Emotionale Misshandlung

Über physische Gewalt gegen Kinder herrscht immer Aufregung.  Völlig zu Recht. Es wäre schlimm, wenn nicht. Wir sollten uns aber AUCH über die psychischen Verletzungen aufregen, die Erwachsene Kindern zufügen. Nicht an Stelle. Nicht besser. Sondern AUCH.  Über die Alltagsverletzungen, die jeder von uns im öffentlichen Raum – sei es in den öffentlichen Verkehrsmitteln, sei es auf der Strasse, in den Parks oder in den Volksschulen – beobachten kann, regt sich kaum jemand auf. Wir müssten dann unsere Einstellung zum Kind generell reflektieren.

„Sei nicht so blöd“, „Halt endlich den Mund“, „Rede nicht so dummes Zeug“, „Sei endlich still“:  Immer wieder kann man in Wien sehen und hören, wie Eltern ihre Kinder auf diese demütigende Weise maßregeln, wenn diese oft harmlos vor sich hin plappern oder einfache Fragen stellen. Maßregeln ist entschieden das falsche Wort. Sie demütigen die Kinder, setzen sie herab, verletzten ihr Ich-Gefühl, schüchtern sie ein – und keiner sagt etwas. Irgendwie gilt das nicht als Verletzung, was da gerade mit einer kleinen Kinderseele passiert.

Niemand schreitet ein und sagt: „So können Sie mit dem Kind nicht reden“.  Ein Kind aber, das in ganz jungen Jahren immer wieder hört, es sei dumm, ein Trottel, zu dick oder zu hässlich und überhaupt nicht wert, dass man ihm zuhöre und/oder es ernst nehme, wird irgendwann zu einem gebrochenen Menschen.  Auch wenn es später im Leben alles richtig macht und anstandslos funktioniert.

Zerstörtes Selbstbewusstsein, angeschlagenes Selbstwertgefühl, Ich-Schwäche sind alles Folgen dieser Verletzungen, die oft für andere nicht erkennbar sind. Deshalb regt sich auch niemand auf, riskiert niemand eine Konfrontation mit den betreffenden Erwachsenen. Auch wenn man dann in noch so traurige Kinderaugen schaut.  Auch ich krieg oft in den öffentlichen Verkehrsmitteln nicht mehr heraus als ein verhaltenes „Wie können Sie nur?“

Auch der Umgang mit Kindern am Anfang ihrer Schullaufbahn, also in den Volksschulen, wird nicht öffentlich thematisiert. Kinder mit der Lernschwäche Legasthenie werden die Verletzungen, die ihnen deshalb in den Schulen zugefügt werden, oft nie mehr los. Als dumm abgestempelt, können sie sich noch so bemühen, die Punze bleibt  – obwohl später in Österreich als anderswo angeordnet wurde, auf Legasthenie Rücksicht zu nehmen und  der Lernschwäche in der Beurteilung Rechnung zu tragen.

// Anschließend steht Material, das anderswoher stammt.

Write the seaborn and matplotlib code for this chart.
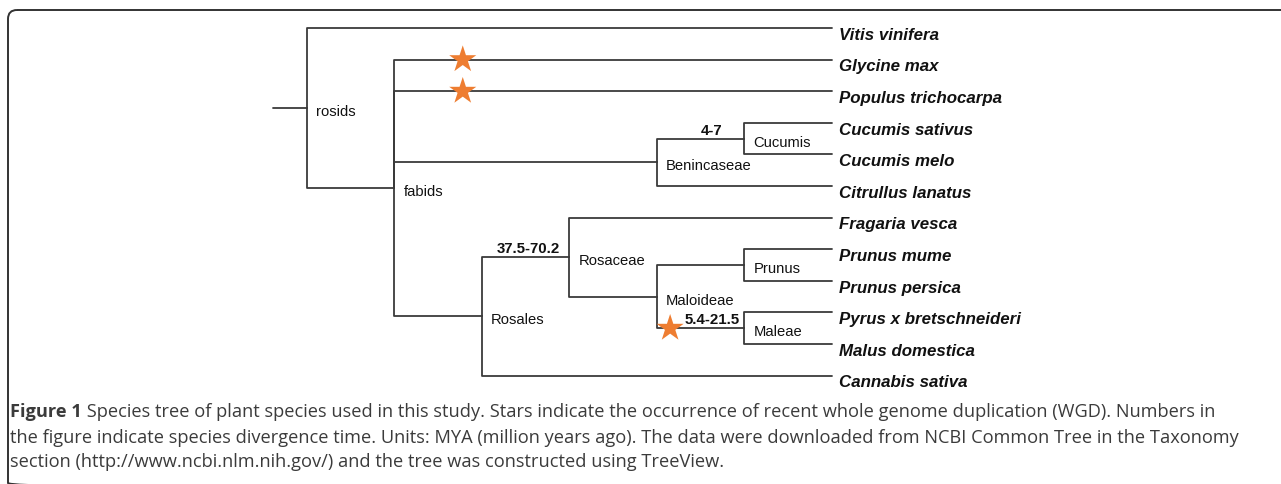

Bis Legasthenie diagnostiziert wird, vergehen im besten Fall Monate, im schlimmsten Fall Jahre. Bis dahin hat sich die Meinung vieler Lehrkräfte schon so verfestigt, dass das Kind aus der Ecke der Minderbegabten mit noch so viel Anstrengung nicht mehr herauskommt. Sie dort zu belassen, ist für Lehrkräfte in unserem Schulsystem einfacher  als auf die Bedürfnisse des Kindes einzugehen und auch ihm Erfolgserlebnisse zu verschaffen. Auch das zerstört Selbstbewusstsein und Selbstwertgefühl – aber das System, das ist halt so.

Wenn solche Kinder Glück haben, kommen sie aus einem Elternhaus, das sich gegen diese demütigende Einstellung des „Systems“ auflehnt, oder treffen später in ihrer Schullaufbahn auf eine Lehrkraft, die an sie glaubt. Wenn Kinder Pech haben, bleiben sie in dem Teufelskreis von Versagen, Abwertung und Minderwertigkeitsgefühl stecken.

Es gibt auch so etwas wie die emotionale Misshandlung von Kindern im Alltag. Nur wird sie nicht als solche definiert und regt daher auch kaum auf.